### Written problem
Collect the lines of the entries where "this" shows up.

-- begin Records provided --

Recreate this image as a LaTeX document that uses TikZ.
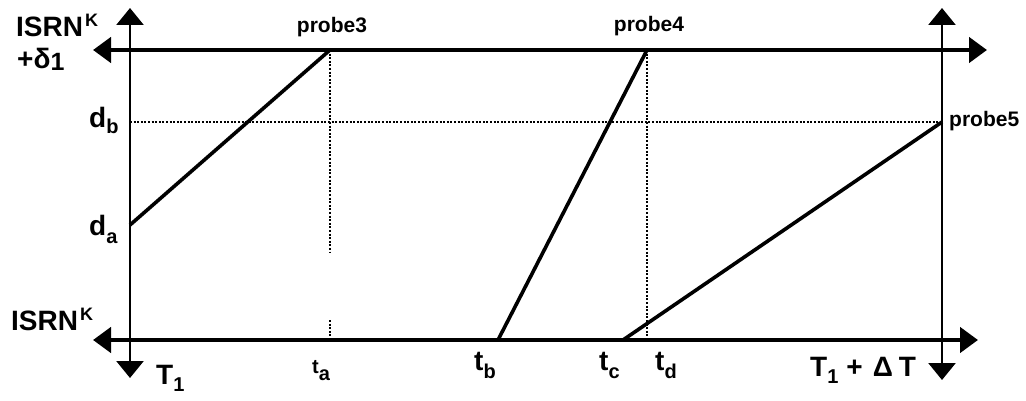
\documentclass[tikz,border=0pt]{standalone}
\usepackage{fontspec}
\setmainfont{Liberation Sans}
\usetikzlibrary{arrows.meta}
\newcommand\sml[1]{\fontsize{20}{20}\selectfont #1}
\newcommand\lowsub[2]{\raisebox{-#1}{\sml{#2}}}
\newcommand\supK{\hspace{2pt}\raisebox{10pt}{\fontsize{18}{18}\selectfont K}}
\tikzset{
  x=1pt,y=-1pt,
  lab/.style={inner sep=0pt,anchor=base west,font=\fontsize{28}{28}\selectfont\bfseries},
  probe/.style={inner sep=0pt,anchor=base,font=\fontsize{21}{21}\selectfont\bfseries},
  vaxis/.style={line width=2.6pt,{Triangle[length=17pt,width=27pt]}-{Triangle[length=17pt,width=27pt]}},
  haxis/.style={line width=4.5pt,{Triangle[length=18pt,width=25pt]}-{Triangle[length=18pt,width=25pt]}},
  trace/.style={line width=3.6pt},
  guide/.style={line width=1.6pt,dash pattern=on 2pt off 1.6pt},
}
\begin{document}
\begin{tikzpicture}
\useasboundingbox (0,0) rectangle (1026,401);
% axis end points
\coordinate (LT) at (130,8);
\coordinate (LB) at (130,378);
\coordinate (RT) at (942,8);
\coordinate (RB) at (942,380);
\coordinate (TL) at (93,50);
\coordinate (TR) at (987,50);
\coordinate (BL) at (93,340);
\coordinate (BR) at (978,340);
% event points
\coordinate (da) at (130,225);
\coordinate (db) at (130,122);
\coordinate (p3) at (330,50);
\coordinate (p4) at (647,50);
\coordinate (p5) at (942,122);
\coordinate (ta) at (330,340);
\coordinate (tagapA) at (330,253);
\coordinate (tagapB) at (330,320);
\coordinate (tb) at (498,340);
\coordinate (tc) at (623,340);
\coordinate (td) at (647,340);
% guides
\draw[guide] (db) -- (p5);
\draw[guide] (p3) -- (tagapA);
\draw[guide] (tagapB) -- (ta);
\draw[guide] (p4) -- (td);
% axes
\draw[haxis] (TL) -- (TR);
\draw[haxis] (BL) -- (BR);
\draw[vaxis] (LB) -- (LT);
\draw[vaxis] (RB) -- (RT);
% probe traces
\draw[trace] (da) -- (p3);
\draw[trace] (tb) -- (p4);
\draw[trace] (tc) -- (p5);
% labels
\node[lab] (isrn1) at (16,37) {ISRN\supK};
\node[lab] (delta) at (17,69) {+δ\lowsub{2pt}{\fontsize{25}{25}\selectfont 1}};
\node[lab] (ldb) at (89,128) {d\lowsub{6pt}{b}};
\node[lab] (lda) at (89,236) {d\lowsub{7pt}{a}};
\node[lab] (isrn0) at (11,330) {ISRN\supK};
\node[lab] (lT1) at (156,384) {T\lowsub{7pt}{1}};
\node[lab] (lta) at (312,373) {\sml{t}\lowsub{7pt}{a}};
\node[lab] (ltb) at (474,370) {t\lowsub{8pt}{b}};
\node[lab] (ltc) at (599,370) {t\lowsub{8pt}{c}};
\node[lab] (ltd) at (655,370) {t\lowsub{8pt}{d}};
\node[lab] (lTD) at (810,376) {T\lowsub{7pt}{1}\hspace{8pt}+\hspace{10pt}Δ\hspace{6pt}T};
\node[probe] (n3) at (332,33) {probe3};
\node[probe] (n4) at (649,32) {probe4};
\node[inner sep=0pt,anchor=base west,font=\fontsize{21}{21}\selectfont\bfseries] (n5) at (949,127) {probe5};
\end{tikzpicture}
\end{document}
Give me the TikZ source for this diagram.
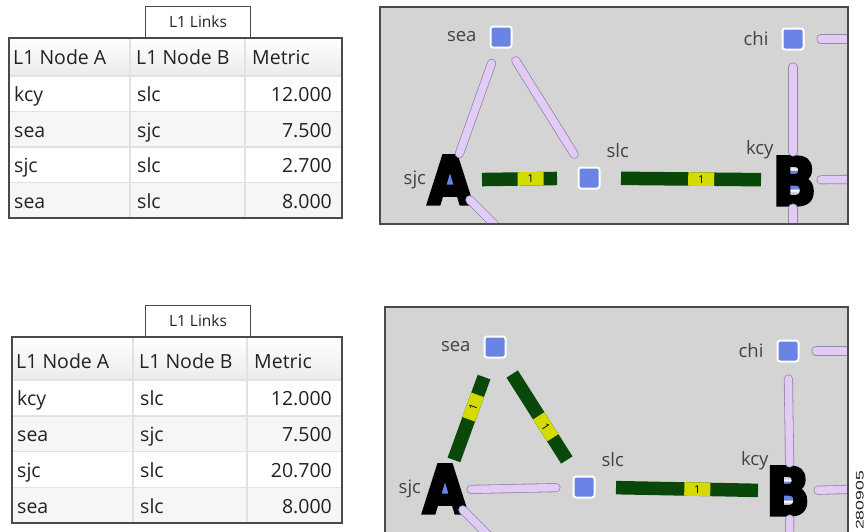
\documentclass[tikz,border=0pt]{standalone}
\usepackage{fontspec}
\setmainfont{Open Sans}
\newfontfamily\bigfont{DejaVu Sans}[FakeStretch=0.86,FakeBold=5]
\newfontfamily\idfont{Liberation Sans}[FakeStretch=1.6]
\usetikzlibrary{positioning}
\definecolor{mycpanel}{HTML}{D4D4D4}
\definecolor{mycframe}{HTML}{4A4A4A}
\definecolor{mycnode}{HTML}{6A84E6}
\definecolor{mycpink}{HTML}{E2CBF6}
\definecolor{mycpinkline}{HTML}{958BA3}
\definecolor{mycgreen}{HTML}{0A480A}
\definecolor{mycyellow}{HTML}{D3DB00}
\definecolor{mycgrid}{HTML}{E2E2E2}
\definecolor{mychead}{HTML}{EBEBEB}
\definecolor{mycrow}{HTML}{F6F6F6}
\definecolor{myctext}{HTML}{222222}

\begin{document}
\begin{tikzpicture}[x=1pt,y=-1pt,
 nd/.style={draw=white,line width=2pt,fill=mycnode,minimum size=21pt,inner sep=0pt,outer sep=0pt,rounded corners=2.5pt},
 big/.style={font=\bigfont\bfseries\fontsize{66}{66}\selectfont,inner sep=0pt,outer sep=0pt},
 lbl/.style={font=\fontsize{18.5}{19}\selectfont,text=myctext!85,inner sep=0pt,outer sep=0pt},
 plink/.style={draw=mycpinkline,line width=0.8pt,double=mycpink,double distance=7.5pt,line cap=round,shorten <=28pt,shorten >=28pt},
 glink/.style={draw=mycgreen,line width=13.5pt,shorten <=32pt,shorten >=32pt},
 num/.style={fill=mycyellow,sloped,minimum width=26pt,minimum height=13.5pt,inner sep=0pt,font=\fontsize{11}{11}\selectfont},
 panel/.style={draw=mycframe,line width=1.5pt},
 cell/.style={font=\fontsize{19.5}{20}\selectfont,text=myctext,inner sep=0pt},
 tabbox/.style={draw=mycframe,line width=1pt,fill=white,font=\fontsize{15.5}{16}\selectfont,text=myctext,inner sep=0pt}
]
\useasboundingbox (0,0) rectangle (866,531);
\clip (0,0) rectangle (866,531);

\foreach \tn/\tl/\tt/\hb/\rh/\ca/\cb/\mv in {ta/9/38/76/35.5/130/245/2.700,tb/12/337/380/35.75/133/247/20.700}{
 \node[tabbox,anchor=south west,minimum width=105pt,minimum height=31pt] (\tn tab) at (145,\tt) {L1 Links};
 \fill[top color=white,bottom color=mychead] (\tl,\tt) rectangle (342,\hb);
 \node[cell,anchor=base west] (\tn h1) at (\tl+4,\hb-12) {L1 Node A};
 \node[cell,anchor=base west] (\tn h2) at (\ca+6,\hb-12) {L1 Node B};
 \node[cell,anchor=base west] (\tn h3) at (\cb+7,\hb-12) {Metric};
 \foreach \na/\nb/\mt [count=\i] in {kcy/slc/12.000,sea/sjc/7.500,sjc/slc/\mv,sea/slc/8.000}{
  \pgfmathtruncatemacro\rc{100*(1-mod(\i,2))}
  \fill[mycrow!\rc!white] (\tl,{\hb+(\i-1)*\rh}) rectangle (342,{\hb+\i*\rh});
  \draw[mycgrid,line width=1.5pt] (\tl,{\hb+(\i-1)*\rh}) -- (342,{\hb+(\i-1)*\rh});
  \node[cell,anchor=base west] (\tn r\i a) at (\tl+5,{\hb+(\i-.5)*\rh+8}) {\na};
  \node[cell,anchor=base west] (\tn r\i b) at (\ca+7,{\hb+(\i-.5)*\rh+8}) {\nb};
  \node[cell,anchor=base east] (\tn r\i m) at (332,{\hb+(\i-.5)*\rh+8}) {\mt};
 }
 \draw[mycgrid,line width=1.5pt] (\ca,\tt) -- (\ca,{\hb+4*\rh}) (\cb,\tt) -- (\cb,{\hb+4*\rh});
 \draw[mycframe,line width=1.5pt] (\tl,\tt) rectangle (342,{\hb+4*\rh});
}

\fill[mycpanel] (380,7) rectangle (848,224);
\begin{scope}
\clip (380,7) rectangle (848,224);
\node[nd] (sea1) at (501,37) {};
\node[nd] (chi1) at (793,39) {};
\node[nd] (slc1) at (589,178) {};
\node[nd] (sjc1) at (450,180) {};
\node[nd] (kcy1) at (793,180) {};
\node[big,anchor=base] (lA1) at (450,204) {A};
\node[big,anchor=base] (lB1) at (794.5,205) {B};
\coordinate (chiE1) at (900,39);
\coordinate (kcyE1) at (900,179);
\coordinate (kcyS1) at (793,280);
\coordinate (sjcS1) at (540,270);
\draw[plink] (sea1.center) -- (sjc1.center);
\draw[plink] (sea1.center) -- (slc1.center);
\draw[plink] (chi1.center) -- (kcy1.center);
\draw[plink] (chi1.center) -- (chiE1);
\draw[plink] (kcy1.center) -- (kcyE1);
\draw[plink] (kcy1.center) -- (kcyS1);
\draw[plink] (sjc1.center) -- (sjcS1);
\draw[glink] (sjc1.center) -- node[num,pos=.58] {1} (slc1.center);
\draw[glink] (slc1.center) -- node[num,pos=.55] {1} (kcy1.center);
\end{scope}
\draw[panel] (380,7) rectangle (848,224);
\node[lbl,left=14pt of sea1] (tsea1) {sea};
\node[lbl,left=14pt of chi1] (tchi1) {chi};
\node[lbl,above right=10pt and 7pt of slc1] (tslc1) {slc};
\node[lbl,above left=11pt and 9pt of kcy1] (tkcy1) {kcy};
\node[lbl,left=2pt of lA1] (tsjc1) {sjc};

\fill[mycpanel] (385,307) rectangle (848,540);
\begin{scope}
\clip (385,307) rectangle (848,540);
\node[nd] (sea2) at (495,347) {};
\node[nd] (chi2) at (788,351) {};
\node[nd] (slc2) at (584,487) {};
\node[nd] (sjc2) at (443,490) {};
\node[nd] (kcy2) at (790,491) {};
\node[big,anchor=base] (lA2) at (445,513) {A};
\node[big,anchor=base] (lB2) at (788,515) {B};
\coordinate (chiE2) at (900,351);
\coordinate (kcyE2) at (900,488);
\coordinate (kcyS2) at (789,600);
\coordinate (sjcS2) at (543,590);
\draw[plink] (sjc2.center) -- (slc2.center);
\draw[plink] (chi2.center) -- (kcy2.center);
\draw[plink] (chi2.center) -- (chiE2);
\draw[plink] (kcy2.center) -- (kcyE2);
\draw[plink] (kcy2.center) -- (kcyS2);
\draw[plink] (sjc2.center) -- (sjcS2);
\draw[glink] (sea2.center) -- node[num,pos=.42] {1} (sjc2.center);
\draw[glink] (sea2.center) -- node[num,pos=.57] {1} (slc2.center);
\draw[glink] (slc2.center) -- node[num,pos=.55] {1} (kcy2.center);
\end{scope}
\draw[panel] (385,307) rectangle (848,540);
\node[lbl,left=14pt of sea2] (tsea2) {sea};
\node[lbl,left=14pt of chi2] (tchi2) {chi};
\node[lbl,above right=10pt and 7pt of slc2] (tslc2) {slc};
\node[lbl,above left=11pt and 11pt of kcy2] (tkcy2) {kcy};
\node[lbl,left=2pt of lA2] (tsjc2) {sjc};

\node[rotate=90,anchor=south west,inner sep=0pt,font=\idfont\fontsize{11}{11}\selectfont,text=myctext] (figid) at (864,530) {280905};
\end{tikzpicture}
\end{document}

-- end Records provided --

### In response
Recreate this image as a LaTeX document that uses TikZ.
Give me the TikZ source for this diagram.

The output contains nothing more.